Nesses últimos dez dias, acompanhei a tragédia sem trégua que acontece no Rio Grande do Sul, na Praia de Ipioca, ao norte de Maceió. Percebi como o Brasil é igual em todas as suas paragens. Na época do CPC (Centro Popular de Cultura da UNE), defendíamos com entusiasmo a tese de que a Cultura Popular tinha em uma de suas ondas principais a de que era formada inicialmente pelas questões sociais de cada região do país. Hoje sabemos que não é bem assim.

Por mais atrasado que seja o país, alguma coisa claramente o une em uma dimensão cultural inesperada. No caso do Brasil, por exemplo, existem os valores que herdamos de uma cultura sofisticada que não nos foi possível exercer ou o que fomos obrigados a inventar outra coisa para resistirmos a essa obrigatoriedade de uma cultura especificamente nossa. Isso pode gerar, como é o caso brasileiro, análises equivocadas sobre o que finalmente somos.

Sendo a cultura o resultado de hábitos e costumes de um povo, não temos como restringir ao que dizemos o que forem nossas características; temos que ampliar esses valores até conhecer com mais precisão suas características sistemáticas. Só assim será possível começarmos a pensar no que somos.

Do Rio Grande do Sul a Ipioca, vivemos a mesma experiência frágil de uma ideia que cresceu conforme se passava o tempo.

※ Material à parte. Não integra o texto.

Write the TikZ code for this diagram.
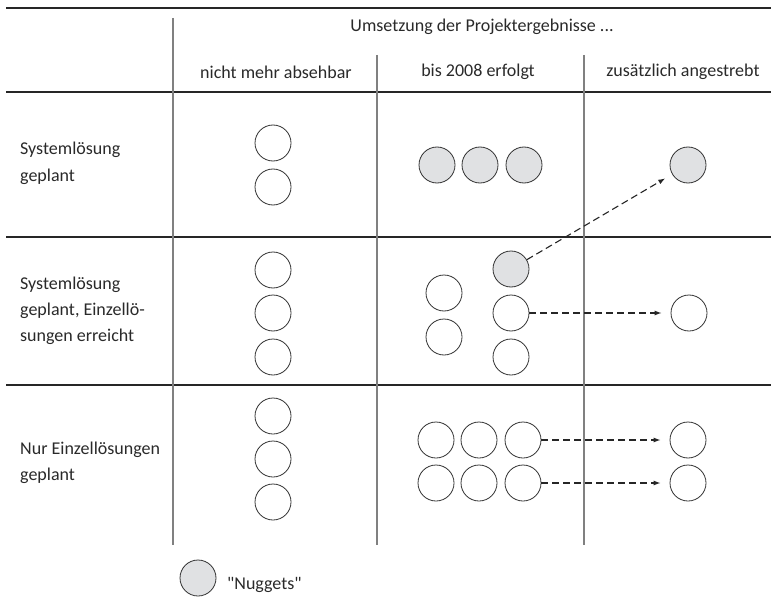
\documentclass[tikz,border=0pt]{standalone}
\usepackage{fontspec}
\setmainfont{Carlito}
\newfontfamily\plainq{Carlito}[Ligatures=TeXOff]
\usetikzlibrary{arrows.meta}
\definecolor{nuggetgray}{HTML}{E0E1E3}
\definecolor{txt}{HTML}{2A2A2A}
\begin{document}
\begin{tikzpicture}[x=1pt,y=-1pt,
  hline/.style={draw=black!85, line width=1.1pt},
  vline/.style={draw=black!50, line width=1.4pt},
  ring/.style={circle, draw=black!80, line width=0.8pt, minimum size=36pt, inner sep=0pt, fill=white},
  nug/.style={ring, fill=nuggetgray},
  lbl/.style={font=\fontsize{18}{26}\selectfont, text=txt, inner sep=0pt},
  darrow/.style={draw=black!85, line width=1.1pt, dash pattern=on 7pt off 4pt, -{Latex[length=7pt,width=5pt]}}
]
\useasboundingbox[fill=white] (0,0) rectangle (771,607);

% table lines
\draw[hline] (6,8) -- (771,8);
\draw[hline] (6,92) -- (771,92);
\draw[hline] (6,237) -- (771,237);
\draw[hline] (6,385) -- (771,385);
\draw[vline] (173,18) -- (173,545);
\draw[vline] (377,55) -- (377,545);
\draw[vline] (584,55) -- (584,545);

% headers
\node[lbl] (hmain) at (482,27) {Umsetzung der Projektergebnisse ...};
\node[lbl] (hc1) at (276,72) {nicht mehr absehbar};
\node[lbl] (hc2) at (478,72) {bis 2008 erfolgt};
\node[lbl] (hc3) at (683,72) {zusätzlich angestrebt};

% row labels (base anchor = baseline of last line)
\node[lbl, anchor=base west, align=left] (lr1) at (20,181) {Systemlösung\\geplant};
\node[lbl, anchor=base west, align=left] (lr2) at (20,341) {Systemlösung\\geplant, Einzellö-\\sungen erreicht};
\node[lbl, anchor=base west, align=left] (lr3) at (20,480) {Nur Einzellösungen\\geplant};

% row 1
\node[ring] (a1) at (273,143) {};
\node[ring] (a2) at (273,187) {};
\node[nug] (b1) at (437,165) {};
\node[nug] (b2) at (480,165) {};
\node[nug] (b3) at (524,165) {};
\node[nug] (c1) at (688,165) {};

% row 2
\node[ring] (d1) at (273,270) {};
\node[ring] (d2) at (273,313) {};
\node[ring] (d3) at (273,357) {};
\node[ring] (e1) at (444,293) {};
\node[ring] (e2) at (444,337) {};
\node[nug] (f1) at (511,269) {};
\node[ring] (f2) at (511,313) {};
\node[ring] (f3) at (511,357) {};
\node[ring] (g1) at (689,313) {};

% row 3
\node[ring] (h1) at (273,416) {};
\node[ring] (h2) at (273,459) {};
\node[ring] (h3) at (273,502) {};
\node[ring] (i1) at (436,440) {};
\node[ring] (i2) at (479,440) {};
\node[ring] (i3) at (523,440) {};
\node[ring] (j1) at (436,483) {};
\node[ring] (j2) at (479,483) {};
\node[ring] (j3) at (523,483) {};
\node[ring] (k1) at (688,440) {};
\node[ring] (k2) at (688,483) {};

% arrows
\draw[darrow, shorten >=8pt] (f1) -- (c1);
\draw[darrow, shorten >=9pt] (f2) -- (g1);
\draw[darrow, shorten >=9pt] (i3) -- (k1);
\draw[darrow, shorten >=9pt] (j3) -- (k2);

% legend
\node[nug] (leg) at (198,578) {};
\node[lbl, anchor=west, font=\plainq\fontsize{18}{26}\selectfont] (legt) at (227,585) {"Nuggets"};
\end{tikzpicture}
\end{document}
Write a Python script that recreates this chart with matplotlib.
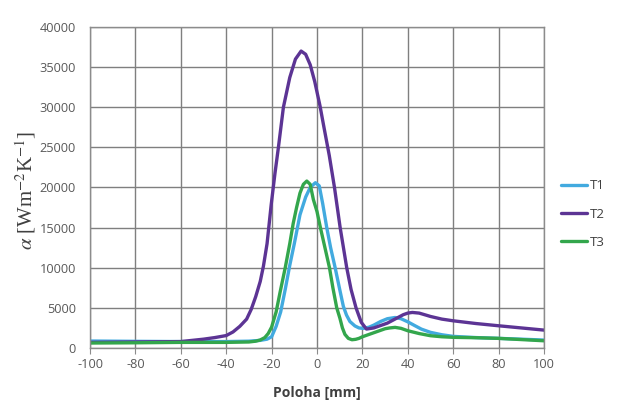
import matplotlib
matplotlib.use("Agg")
import matplotlib.pyplot as plt

# --- data ---
t1_x = [-100, -80, -60, -40, -30, -25, -22, -20, -18, -16, -14, -12, -10, -7.5, -5, -3, -0.7, 1, 2.5,
        4.3, 6, 8, 10, 11.6, 13, 14.5, 16.7, 18.5, 20.4, 23, 25, 28, 31, 34.4, 37, 40, 43, 46, 50, 55, 60, 70, 80, 90, 100]
t1_y = [870, 830, 800, 800, 850, 950, 1100, 1400, 2700, 4500, 7300, 10300, 13000, 16600, 18800, 20000, 20600, 20200, 18000,
        15000, 12500, 10000, 7300, 5200, 4100, 3300, 2750, 2500, 2440, 2600, 2850, 3300, 3650, 3800, 3650, 3260, 2800, 2350, 1950, 1650, 1450, 1300, 1200, 1100, 990]

t2_x = [-100, -80, -60, -50, -45, -40, -37, -34, -31, -29, -27, -25, -23.6, -22, -20.2, -18.5, -17, -14.8, -12, -9.5, -7,
        -5, -3, -1, 1.3, 3, 5.4, 7.7, 10.2, 13.1, 15, 17.2, 19.5, 21.8, 25, 28, 31, 35, 38, 40, 42, 45, 48, 50, 55, 60, 70, 80, 90, 100]
t2_y = [700, 750, 800, 1100, 1300, 1550, 2000, 2700, 3600, 4800, 6400, 8300, 10200, 13000, 17800, 21800, 25000, 30000, 33700, 36000, 37000,
        36600, 35300, 33200, 30200, 27600, 24000, 20000, 15000, 10000, 7300, 5000, 3200, 2360, 2500, 2800, 3100, 3700, 4150, 4350, 4430, 4350, 4100, 3930, 3600, 3390, 3050, 2770, 2500, 2230]

t3_x = [-100, -80, -60, -40, -30, -27, -25, -23, -21.5, -20, -18, -16.3, -14, -12, -10.5, -9, -7.5, -6, -4.5, -3, -1.6, 0, 1.5,
        3.5, 5.5, 7, 8.7, 10.1, 11.2, 12.3, 13.8, 15.4, 17, 18.5, 20, 22.5, 25, 28, 30, 32, 34.4, 37, 40, 45, 50, 55, 60, 70, 80, 90, 100]
t3_y = [620, 650, 700, 700, 750, 850, 1000, 1300, 1800, 2600, 4500, 6900, 10000, 13000, 15500, 17500, 19300, 20400, 20800, 20400, 18500, 17000, 15000,
        12500, 10000, 7500, 5000, 3700, 2500, 1700, 1200, 1030, 1080, 1200, 1400, 1650, 1900, 2200, 2400, 2500, 2570, 2450, 2150, 1800, 1530, 1400, 1330, 1280, 1200, 1050, 900]

series_names = ["T1", "T2", "T3"]
x_ticks = [-100, -80, -60, -40, -20, 0, 20, 40, 60, 80, 100]
y_ticks = [0, 5000, 10000, 15000, 20000, 25000, 30000, 35000, 40000]

colors = ["#42aadf", "#5c3494", "#33a64c"]

plt.rcParams["axes.unicode_minus"] = False
plt.rcParams["mathtext.fontset"] = "stix"
plt.rcParams["font.family"] = ["Open Sans", "DejaVu Sans"]

fig = plt.figure(figsize=(6.29, 4.0), dpi=100)
ax = fig.add_axes([90 / 629, 52 / 400, 454 / 629, 321 / 400])

for xs, ys, c, n in zip([t1_x, t2_x, t3_x], [t1_y, t2_y, t3_y], colors, series_names):
    ax.plot(xs, ys, color=c, lw=2.4, label=n, solid_joinstyle="round", solid_capstyle="round")

ax.set_xlim(-100, 100)
ax.set_ylim(0, 40000)
ax.set_xticks(x_ticks)
ax.set_yticks(y_ticks)
ax.grid(True, color="#7f7f7f", lw=1.0)
ax.set_axisbelow(True)
for s in ax.spines.values():
    s.set_color("#8c8c8c")
    s.set_linewidth(1.0)
ax.tick_params(axis="both", length=4, color="#8c8c8c", labelsize=9.2, labelcolor="#595959")
ax.tick_params(axis="y", length=0, pad=10)
ax.tick_params(axis="x", pad=3)

ax.set_xlabel("Poloha [mm]", fontsize=10, fontweight="bold", color="#404040", labelpad=11)
ax.set_ylabel(r"$\alpha$ [Wm$^{-2}$K$^{-1}$]", fontsize=15, family="Liberation Serif",
              color="#404040")
ax.yaxis.set_label_coords(-52 / 454, 0.49)

handles, labels = ax.get_legend_handles_labels()
fig.legend(handles, labels, loc="center left", bbox_to_anchor=(549 / 629, 1 - 214 / 400),
           frameon=False, fontsize=9.5, handlelength=2.0, labelspacing=1.15, handletextpad=0.2,
           labelcolor="#404040")

fig.savefig("out.png", dpi=100)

A ideia se baseava no fundo de nós mesmos diante de circunstâncias inesperadas.

A mesma miséria e o mesmo sofrimento de tempos e chuvas, disso não nos cabem dúvidas. Mas muito além disso nos cabe tomar consciência das circunstâncias culturais que nos fazem um só povo, seus medos, virtudes e esperanças. As semelhanças sendo mais poderosas que as diferenças, como se fôssemos criados por um só Deus onipotente que nos concedeu esse direito à opção. As semelhanças, é claro, sem as quais nos consideraríamos em paz.

O que é capaz de nos unir de fato é morarmos em um mesmo espaço, mesmo que estejamos afastados uns dos outros por milhares de quilômetros de rios e estradas, por água e asfalto que não significam nada quando se trata de comparar o comportamento de civilizações distintas e, no entanto, tão próximas como as nossas. Vou tratar em breve desse comportamento, por enquanto nos conformemos com o peremptório da afirmação. Domingo que vem estarei escrevendo sobre esses valores “divinos” que nos atiram nos braços do que de fato somos.

Ou, se for sua preferência, do que de fato pretendemos ser.